Randy Brecker(Tp,Flh)
Nabate S.Isles(Tp)
Joe Ford(Ss,As)
Jay Hoggard(Vib)
Uri Caine(P)
Buster Williams(B)
Grady Tate(Ds)
Rec. Octber 10-11,2001 NY (M&I MUCJ30130)

未開封盤聴きの4日目。
本作はリー・モーガン、ベニー・ゴルソン、フィリー・ジョー・ジョーンズ、ジミー・ヒース、ボビー・ティモンズ、ジョン・コルトレーン、マッコイ・タイナーといったフィラデルフィアにゆかりの深いジャズメンが作曲したナンバーを、フィラデルフィアの出身者が中心となって演奏するという企画のようだ。でもライナーによるとメンバーの中でフィリー出身者はランディ・ブレッカーとユリ・ケインだけで、他の人たちは違うんだね。この辺に企画の甘さを感じるし、どうせ違うんだったらベースとドラムスはもっと活きのいい若手を起用して欲しかった。なんか人選的にいまいちなんだよなぁ。なんて聴く前から愚痴を言ってもしょうがないか(苦笑)。

全11曲。全員が一緒にやっているというわけではなく、曲ごとにメンバーを入れ替えていて、最高でもセクステットでの演奏。
いきなりボサノバからのスタートというのが変。私がイメージしているフィリー・サウンドはもっと威勢のいい感じなんだけどな。
2曲目もゆったりした曲。4ビートなのはいいけれど夜の雰囲気がないので、これもイメージとちょっと違う。
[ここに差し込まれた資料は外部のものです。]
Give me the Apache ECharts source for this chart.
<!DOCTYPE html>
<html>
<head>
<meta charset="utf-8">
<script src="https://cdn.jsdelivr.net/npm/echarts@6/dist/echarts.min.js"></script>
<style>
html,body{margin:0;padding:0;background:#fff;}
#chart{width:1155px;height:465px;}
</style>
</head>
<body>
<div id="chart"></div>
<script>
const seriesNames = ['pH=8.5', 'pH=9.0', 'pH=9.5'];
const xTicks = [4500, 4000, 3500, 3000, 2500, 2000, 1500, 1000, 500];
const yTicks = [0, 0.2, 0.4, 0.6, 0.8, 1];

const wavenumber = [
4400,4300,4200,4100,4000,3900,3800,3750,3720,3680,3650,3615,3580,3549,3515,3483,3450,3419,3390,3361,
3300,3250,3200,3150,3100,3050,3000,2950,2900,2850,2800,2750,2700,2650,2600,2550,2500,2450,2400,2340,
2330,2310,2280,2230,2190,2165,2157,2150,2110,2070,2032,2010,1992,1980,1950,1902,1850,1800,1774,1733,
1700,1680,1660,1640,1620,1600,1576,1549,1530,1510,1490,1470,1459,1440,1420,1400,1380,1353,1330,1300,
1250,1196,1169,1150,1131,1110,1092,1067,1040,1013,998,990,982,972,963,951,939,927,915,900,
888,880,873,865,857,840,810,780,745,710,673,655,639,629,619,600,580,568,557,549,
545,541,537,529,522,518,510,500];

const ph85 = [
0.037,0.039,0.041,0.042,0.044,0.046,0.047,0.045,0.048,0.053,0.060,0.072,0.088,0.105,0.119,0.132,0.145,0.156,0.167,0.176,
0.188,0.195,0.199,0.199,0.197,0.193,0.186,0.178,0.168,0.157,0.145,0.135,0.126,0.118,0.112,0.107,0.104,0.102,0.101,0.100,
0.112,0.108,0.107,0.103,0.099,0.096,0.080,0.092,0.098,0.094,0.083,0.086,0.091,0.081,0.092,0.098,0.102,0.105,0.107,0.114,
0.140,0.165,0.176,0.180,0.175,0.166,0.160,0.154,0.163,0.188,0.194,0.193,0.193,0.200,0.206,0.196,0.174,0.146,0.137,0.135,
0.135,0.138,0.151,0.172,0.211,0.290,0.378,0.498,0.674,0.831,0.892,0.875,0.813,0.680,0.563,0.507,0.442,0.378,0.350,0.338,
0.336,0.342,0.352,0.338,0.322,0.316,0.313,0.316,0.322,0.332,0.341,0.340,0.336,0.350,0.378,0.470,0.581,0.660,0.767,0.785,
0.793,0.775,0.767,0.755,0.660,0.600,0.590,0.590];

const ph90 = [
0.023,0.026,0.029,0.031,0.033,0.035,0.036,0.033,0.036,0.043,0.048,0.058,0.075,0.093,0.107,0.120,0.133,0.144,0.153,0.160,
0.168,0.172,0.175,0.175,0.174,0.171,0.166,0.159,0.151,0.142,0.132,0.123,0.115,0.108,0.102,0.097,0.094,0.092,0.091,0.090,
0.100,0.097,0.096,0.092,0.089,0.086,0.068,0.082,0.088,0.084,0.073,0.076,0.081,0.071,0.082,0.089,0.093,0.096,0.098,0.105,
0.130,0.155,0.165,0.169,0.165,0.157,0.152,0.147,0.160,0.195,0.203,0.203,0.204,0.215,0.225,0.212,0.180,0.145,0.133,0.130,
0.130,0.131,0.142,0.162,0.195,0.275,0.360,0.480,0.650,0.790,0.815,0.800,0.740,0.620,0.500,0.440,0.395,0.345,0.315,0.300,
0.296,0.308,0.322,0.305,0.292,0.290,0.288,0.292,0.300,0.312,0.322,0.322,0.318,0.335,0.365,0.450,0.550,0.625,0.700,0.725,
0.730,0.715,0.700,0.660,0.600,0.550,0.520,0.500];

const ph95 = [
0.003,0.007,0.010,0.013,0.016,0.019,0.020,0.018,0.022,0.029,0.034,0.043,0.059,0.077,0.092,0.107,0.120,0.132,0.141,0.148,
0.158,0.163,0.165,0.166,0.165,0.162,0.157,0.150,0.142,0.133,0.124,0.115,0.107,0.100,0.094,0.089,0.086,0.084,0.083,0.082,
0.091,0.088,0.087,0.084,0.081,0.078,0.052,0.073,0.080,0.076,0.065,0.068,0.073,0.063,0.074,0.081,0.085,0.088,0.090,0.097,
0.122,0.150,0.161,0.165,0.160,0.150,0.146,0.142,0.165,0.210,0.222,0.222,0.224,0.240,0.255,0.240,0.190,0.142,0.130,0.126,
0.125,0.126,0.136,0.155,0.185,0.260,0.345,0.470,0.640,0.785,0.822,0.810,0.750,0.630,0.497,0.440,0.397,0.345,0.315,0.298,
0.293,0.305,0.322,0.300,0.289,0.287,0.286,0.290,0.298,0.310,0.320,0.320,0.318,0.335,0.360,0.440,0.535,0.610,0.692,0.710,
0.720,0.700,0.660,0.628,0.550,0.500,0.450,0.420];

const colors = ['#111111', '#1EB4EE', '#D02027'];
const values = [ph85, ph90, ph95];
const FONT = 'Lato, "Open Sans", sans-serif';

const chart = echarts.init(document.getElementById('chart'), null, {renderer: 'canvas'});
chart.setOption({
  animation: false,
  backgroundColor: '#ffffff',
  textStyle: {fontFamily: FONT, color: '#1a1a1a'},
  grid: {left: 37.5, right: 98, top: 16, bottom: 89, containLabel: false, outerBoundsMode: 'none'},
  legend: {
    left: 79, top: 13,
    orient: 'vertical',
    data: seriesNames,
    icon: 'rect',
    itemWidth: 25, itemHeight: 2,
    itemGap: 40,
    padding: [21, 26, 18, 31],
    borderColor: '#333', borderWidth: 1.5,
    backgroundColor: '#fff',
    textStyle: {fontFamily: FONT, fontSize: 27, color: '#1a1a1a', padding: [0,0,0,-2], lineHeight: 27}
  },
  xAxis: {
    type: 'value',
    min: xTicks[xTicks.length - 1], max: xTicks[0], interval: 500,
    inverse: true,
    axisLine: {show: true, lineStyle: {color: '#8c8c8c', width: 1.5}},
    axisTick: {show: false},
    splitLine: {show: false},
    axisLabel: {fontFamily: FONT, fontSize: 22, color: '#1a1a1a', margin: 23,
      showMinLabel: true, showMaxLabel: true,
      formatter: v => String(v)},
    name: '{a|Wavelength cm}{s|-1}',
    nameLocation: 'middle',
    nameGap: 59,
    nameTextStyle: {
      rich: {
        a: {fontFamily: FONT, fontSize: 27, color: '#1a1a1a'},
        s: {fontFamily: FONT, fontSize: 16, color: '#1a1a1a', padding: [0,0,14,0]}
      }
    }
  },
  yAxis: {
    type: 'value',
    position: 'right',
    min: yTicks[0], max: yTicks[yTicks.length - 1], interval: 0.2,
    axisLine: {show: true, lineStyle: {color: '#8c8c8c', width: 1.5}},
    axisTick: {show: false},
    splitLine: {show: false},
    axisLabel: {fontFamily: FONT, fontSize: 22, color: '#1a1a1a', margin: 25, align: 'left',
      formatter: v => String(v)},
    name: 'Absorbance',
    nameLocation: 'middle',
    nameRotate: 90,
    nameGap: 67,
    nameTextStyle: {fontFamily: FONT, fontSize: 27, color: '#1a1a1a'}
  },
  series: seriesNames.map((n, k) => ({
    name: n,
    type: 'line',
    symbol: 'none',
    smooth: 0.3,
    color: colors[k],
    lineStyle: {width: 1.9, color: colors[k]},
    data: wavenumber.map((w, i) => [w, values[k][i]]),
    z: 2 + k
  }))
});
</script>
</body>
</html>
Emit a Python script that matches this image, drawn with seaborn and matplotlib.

3曲目のモーガンの名曲「Speedball」でようやく演奏に火が付いてきたって感じかな。ランディも活きのいいアドリブを披露している。
4曲目はバラードで、ユリ・ケインとジェイ・ホガードのデュオ。決して悪くはないのだが、もうフィリー・サウンドのイメージからは思い切りかけ離れてしまった。以降の曲はフィラデルフィアを意識しないで聴くこととしよう。
と思っていたら5曲目は大好きな「Gingerbread Boy」(ヒース曲)じゃないの(苦笑)。こんなアップテンポなのを待っていたんだよねぇ。
6曲目はタイナーの「Blues On The Coner」で、これはまあ普通。でもグラディ・テイトの2、4拍打ちのスネアは止めてほしいなぁ。これだと高校生のブラバンのジャズ・ドラミングとなんら変わらないっす。ブレイキーを意識してだとは思うのだが、だとしたらもっとザックザックした刻み方でしょうが。
7曲目はアップテンポなので合格。8曲目はバラードだが、コルトレーンの「Central Park West」なのでもちろん○。9曲目も○で、ここではケインが聴かせてくれますなぁ。10曲目はまたバラードなので×。ラスト曲はアフロなノリの4ビートで締め。これはまあまあでしょう。
アルバムとしては、昔GRPからデビューしてその後どこかへ消えてしまった感のある、ジェイ・ホガードのバイブを久々に聴けたのが嬉しかった。最大の欠点はドラムスがグラディ・テイトだということ。彼のようなドラミングだと完全に役不足ですわ。まあそう思って今までCD棚に眠らせていたんだけどね(笑)。
フィリー・サウンドというイメージには程遠く、単に「フィラデルフィア出身者の曲だけ集めて演奏してみました」ぐらいの作品ですな。本当にフィリー・サウンドのアルバムを作りたいのだったら、少なくともクリスクロスの「John Swana&The Philadelphians/Philly Gumbo Vol.1&2(Vol.2は別頁あり)」ぐらいのことはやってもらわないとお話になりません。